Lc.6,12-16 (28/10/2023)
12 Het gebeurde nu in die dagen
dat hij wegtrok naar de berg
om te bidden.
Hij was de hele nacht door in gebed van God.
13 Toen het dag werd,
riep hij zijn leerlingen bij zich
en koos er twaalf uit
die hij afgezanten [apostolos] noemde:
14 Simon, die hij ook rots [petros] noemde,
en zijn broer Andreas,
Jakobus en Johannes,
Filippus en Bartolomeüs,
15 Matteüs en Tomas,
Jakobus [de zoon] van Alfeüs
en Simon die de ijveraar [zeloot] genoemd werd,
16 Judas van Jakobus
en Judas, de man van Keriot, die een verrader werd.
Je zal maar Judas heten … Wie weet dat er naast Judas Iskariot (“de man van Keriot, die een verrader werd”) nóg een apostel was die Judas heette en wiens feestdag we vandaag vieren? O.w.v. die andere Judas werd zijn naam behoorlijk verdrongen.
Onterecht duidelijk, want hij werd even goed als de andere een leider in de beginnende christelijke kerk. Er is zelfs een brief van hem bewaard! Misschien kunnen we hem vandaag best eren door die ‘Brief van Judas’ (in de Bijbel vind je die na de Handelingen van de Apostelen en de brieven van Paulus) eens te lezen?

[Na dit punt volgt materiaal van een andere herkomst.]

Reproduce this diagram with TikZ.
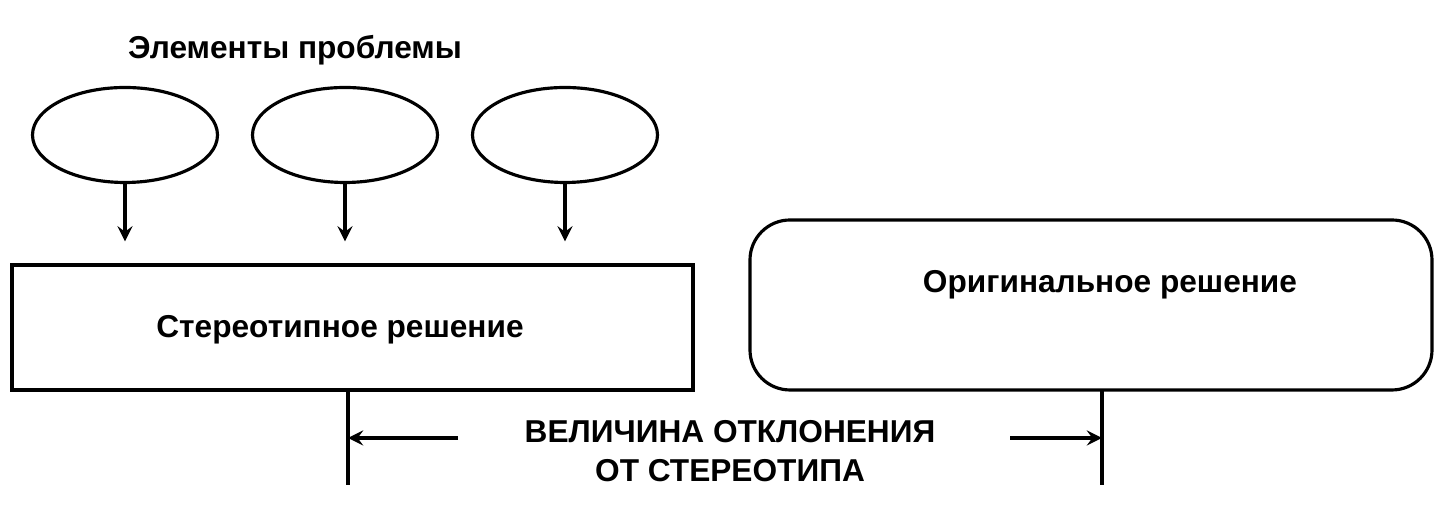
\documentclass[tikz,border=0pt]{standalone}
\usepackage{fontspec}
\setmainfont{Liberation Sans}
\usetikzlibrary{shapes.geometric,arrows,positioning}

\begin{document}
\begin{tikzpicture}[
    font=\fontsize{9}{11}\selectfont\bfseries,
    line width=0.9pt,
    elem/.style={ellipse, draw, minimum width=1.85cm, minimum height=0.95cm},
    solbox/.style={rectangle, draw, minimum width=6.81cm, minimum height=1.25cm},
    origbox/.style={rectangle, draw, rounded corners=0.4cm, minimum width=6.82cm, minimum height=1.7cm},
    arrow/.style={->,>=stealth, shorten >=0.22cm}
]
\useasboundingbox (0,0) rectangle (14.45,5.06);

% Elements of the problem
\node (title) at (2.95,4.56) {Элементы проблемы};
\node[elem] (e1) at (1.25,3.71) {};
\node[elem] (e2) at (3.45,3.71) {};
\node[elem] (e3) at (5.65,3.71) {};

% Solutions
\node[solbox] (stereo) at (3.525,1.785) {};
\node at (3.4,1.76) {Стереотипное решение};
\node[origbox] (orig) at (10.91,2.01) {};
\node at (11.1,2.21) {Оригинальное решение};

\foreach \e in {e1,e2,e3}
    \draw[arrow] (\e.south) -- (\e.south |- stereo.north);

% Deviation measure
\coordinate (ls) at (3.48,1.16);
\coordinate (lb) at (3.48,0.21);
\coordinate (rs) at (11.02,1.16);
\coordinate (rb) at (11.02,0.21);
\draw (ls) -- (lb);
\draw (rs) -- (rb);
\node[align=center] (dev) at (7.3,0.55) {ВЕЛИЧИНА ОТКЛОНЕНИЯ\\ОТ СТЕРЕОТИПА};
\coordinate (la) at (4.58,0.68);
\coordinate (ra) at (10.1,0.68);
\draw[->,>=stealth] (la) -- (la -| ls);
\draw[->,>=stealth] (ra) -- (ra -| rs);

\end{tikzpicture}
\end{document}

Dat er twee apostelen zijn met dezelfde naam en dat ze tegelijk zo veel van elkaar verschillen, mag ons ook duidelijk maken dat we elke mens naar zijn eigenheid moeten zien en waarderen. Een misschien wat scherpe, maar ongetwijfeld terechte toepassing daarvan is ook: Niet alle Abdessalems zijn terroristen en niet alle Sallys zijn would be-filmsterren. In de palm van G-ds hand staat méér geschreven dan alleen onze naam!